**Exercise aim:** In the data below, find every line with the string "this" and pull it out.

— BEGIN Data records —

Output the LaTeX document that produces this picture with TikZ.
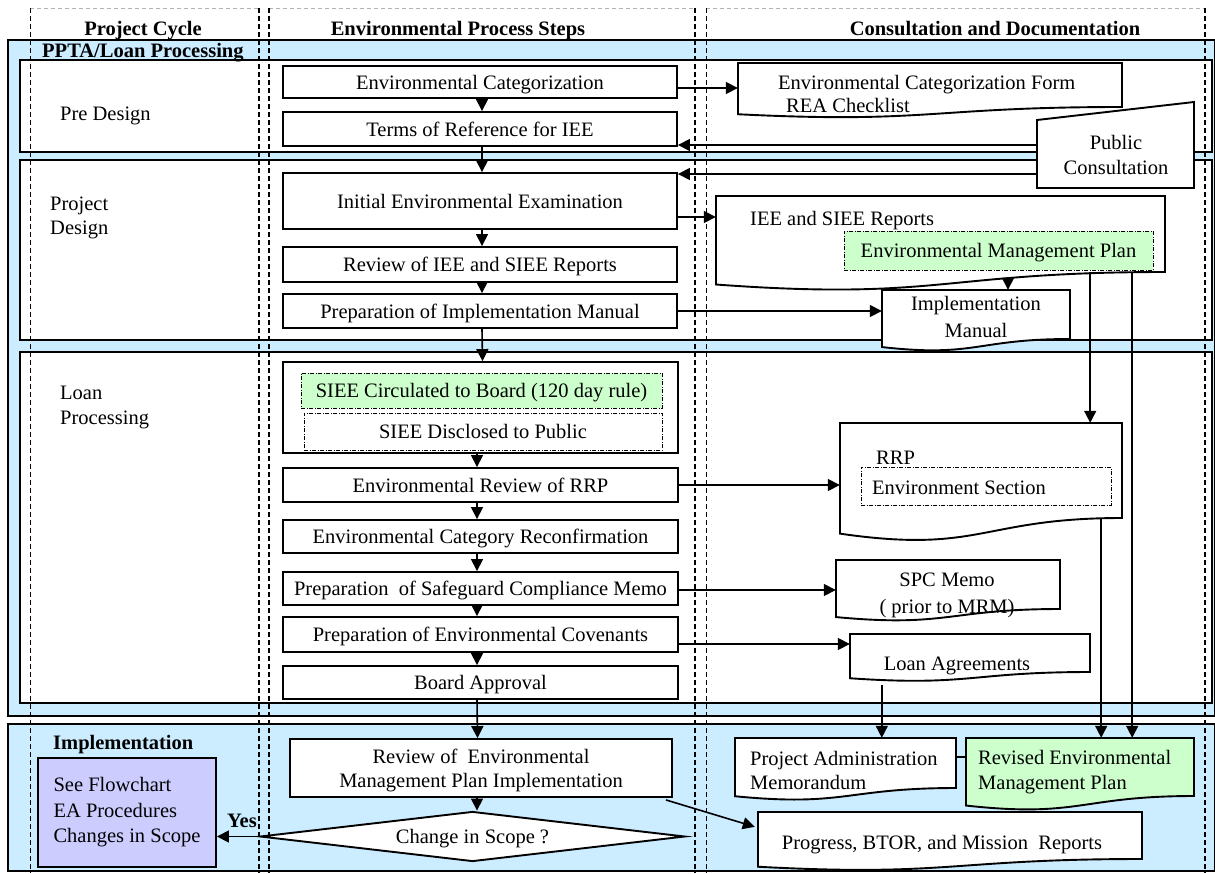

— END Data records —
— BEGIN Data records —

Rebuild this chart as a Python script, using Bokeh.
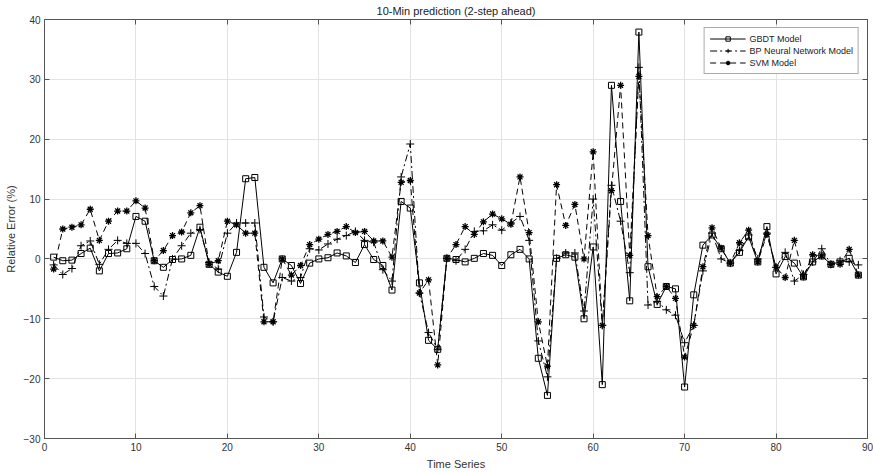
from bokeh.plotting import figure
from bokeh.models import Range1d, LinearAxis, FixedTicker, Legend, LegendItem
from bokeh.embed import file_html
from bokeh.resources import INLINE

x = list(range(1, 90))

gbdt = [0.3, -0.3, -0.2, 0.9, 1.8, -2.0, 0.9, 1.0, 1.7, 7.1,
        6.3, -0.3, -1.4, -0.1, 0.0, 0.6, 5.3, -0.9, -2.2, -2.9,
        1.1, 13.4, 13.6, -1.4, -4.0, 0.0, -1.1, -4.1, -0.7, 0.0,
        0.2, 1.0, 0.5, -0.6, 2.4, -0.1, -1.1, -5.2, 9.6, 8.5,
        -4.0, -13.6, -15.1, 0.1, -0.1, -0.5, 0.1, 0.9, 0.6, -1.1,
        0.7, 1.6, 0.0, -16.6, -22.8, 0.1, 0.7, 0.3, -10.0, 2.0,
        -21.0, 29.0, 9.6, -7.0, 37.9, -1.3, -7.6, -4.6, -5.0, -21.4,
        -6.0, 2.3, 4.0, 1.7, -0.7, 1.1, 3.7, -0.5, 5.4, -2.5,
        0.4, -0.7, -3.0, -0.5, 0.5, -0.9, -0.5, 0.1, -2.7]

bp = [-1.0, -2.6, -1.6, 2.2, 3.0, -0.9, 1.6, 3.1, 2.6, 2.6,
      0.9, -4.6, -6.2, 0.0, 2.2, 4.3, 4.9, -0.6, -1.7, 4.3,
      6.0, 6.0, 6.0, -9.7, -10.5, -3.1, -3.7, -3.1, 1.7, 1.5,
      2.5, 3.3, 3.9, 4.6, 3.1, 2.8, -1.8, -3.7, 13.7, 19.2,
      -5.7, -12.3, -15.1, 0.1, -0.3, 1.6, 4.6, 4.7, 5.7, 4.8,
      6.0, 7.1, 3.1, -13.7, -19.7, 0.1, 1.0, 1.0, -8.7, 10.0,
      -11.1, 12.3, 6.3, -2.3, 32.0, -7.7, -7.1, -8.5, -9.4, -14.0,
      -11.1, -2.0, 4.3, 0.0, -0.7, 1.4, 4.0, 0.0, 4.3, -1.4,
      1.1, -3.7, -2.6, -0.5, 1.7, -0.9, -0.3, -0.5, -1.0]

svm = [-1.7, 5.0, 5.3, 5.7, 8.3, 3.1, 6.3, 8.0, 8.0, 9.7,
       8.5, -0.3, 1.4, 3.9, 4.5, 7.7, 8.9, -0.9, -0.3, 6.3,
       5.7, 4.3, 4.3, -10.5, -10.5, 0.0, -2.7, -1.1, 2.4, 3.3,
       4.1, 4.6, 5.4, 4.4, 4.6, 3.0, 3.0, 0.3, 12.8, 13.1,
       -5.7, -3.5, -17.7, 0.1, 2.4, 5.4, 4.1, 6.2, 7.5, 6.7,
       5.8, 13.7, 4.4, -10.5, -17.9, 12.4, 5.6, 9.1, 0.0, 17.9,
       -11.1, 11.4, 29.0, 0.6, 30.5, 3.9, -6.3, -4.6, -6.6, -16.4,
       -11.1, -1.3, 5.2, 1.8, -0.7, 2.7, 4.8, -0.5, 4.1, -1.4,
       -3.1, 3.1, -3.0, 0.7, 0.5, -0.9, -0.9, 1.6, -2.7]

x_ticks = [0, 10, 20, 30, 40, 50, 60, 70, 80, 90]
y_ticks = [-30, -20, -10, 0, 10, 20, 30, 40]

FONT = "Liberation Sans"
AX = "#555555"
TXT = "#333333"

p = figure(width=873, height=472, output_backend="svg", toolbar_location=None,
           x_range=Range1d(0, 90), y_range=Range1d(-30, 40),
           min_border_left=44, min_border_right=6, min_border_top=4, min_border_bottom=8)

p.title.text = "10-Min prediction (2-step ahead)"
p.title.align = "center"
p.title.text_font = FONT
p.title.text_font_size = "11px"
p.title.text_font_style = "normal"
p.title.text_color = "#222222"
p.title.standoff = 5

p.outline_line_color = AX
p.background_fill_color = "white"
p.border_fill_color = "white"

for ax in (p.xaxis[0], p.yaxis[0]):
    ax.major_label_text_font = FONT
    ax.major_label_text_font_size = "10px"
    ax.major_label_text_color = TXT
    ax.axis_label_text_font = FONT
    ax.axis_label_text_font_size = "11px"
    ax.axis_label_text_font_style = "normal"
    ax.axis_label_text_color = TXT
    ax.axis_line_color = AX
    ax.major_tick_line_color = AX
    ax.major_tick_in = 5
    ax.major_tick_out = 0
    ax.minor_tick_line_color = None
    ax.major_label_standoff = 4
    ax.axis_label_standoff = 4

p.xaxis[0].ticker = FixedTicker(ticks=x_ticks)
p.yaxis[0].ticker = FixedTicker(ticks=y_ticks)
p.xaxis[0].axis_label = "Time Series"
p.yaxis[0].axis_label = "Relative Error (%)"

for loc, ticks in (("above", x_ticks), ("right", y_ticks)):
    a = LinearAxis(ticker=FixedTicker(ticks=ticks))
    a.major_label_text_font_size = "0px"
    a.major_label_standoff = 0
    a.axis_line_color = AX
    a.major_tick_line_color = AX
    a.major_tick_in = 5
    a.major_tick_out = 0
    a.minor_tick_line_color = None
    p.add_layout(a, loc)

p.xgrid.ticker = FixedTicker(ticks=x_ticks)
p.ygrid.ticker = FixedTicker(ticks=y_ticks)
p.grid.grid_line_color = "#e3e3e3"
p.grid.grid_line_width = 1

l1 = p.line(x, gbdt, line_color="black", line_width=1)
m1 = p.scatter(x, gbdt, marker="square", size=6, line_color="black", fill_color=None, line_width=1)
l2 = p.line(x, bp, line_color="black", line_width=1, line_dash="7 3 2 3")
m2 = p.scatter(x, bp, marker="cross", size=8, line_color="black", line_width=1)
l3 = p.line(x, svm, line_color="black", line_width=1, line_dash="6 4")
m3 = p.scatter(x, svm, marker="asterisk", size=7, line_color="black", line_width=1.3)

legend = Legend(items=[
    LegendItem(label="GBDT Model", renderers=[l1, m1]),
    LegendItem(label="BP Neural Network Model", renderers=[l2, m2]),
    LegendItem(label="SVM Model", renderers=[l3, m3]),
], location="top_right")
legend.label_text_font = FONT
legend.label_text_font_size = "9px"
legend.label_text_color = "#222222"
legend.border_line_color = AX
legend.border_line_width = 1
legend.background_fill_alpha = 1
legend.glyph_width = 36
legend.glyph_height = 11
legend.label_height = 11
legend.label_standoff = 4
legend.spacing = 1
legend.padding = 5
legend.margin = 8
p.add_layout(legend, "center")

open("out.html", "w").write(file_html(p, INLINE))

— END Data records —

**Reply:**
Output the LaTeX document that produces this picture with TikZ.
Rebuild this chart as a Python script, using Bokeh.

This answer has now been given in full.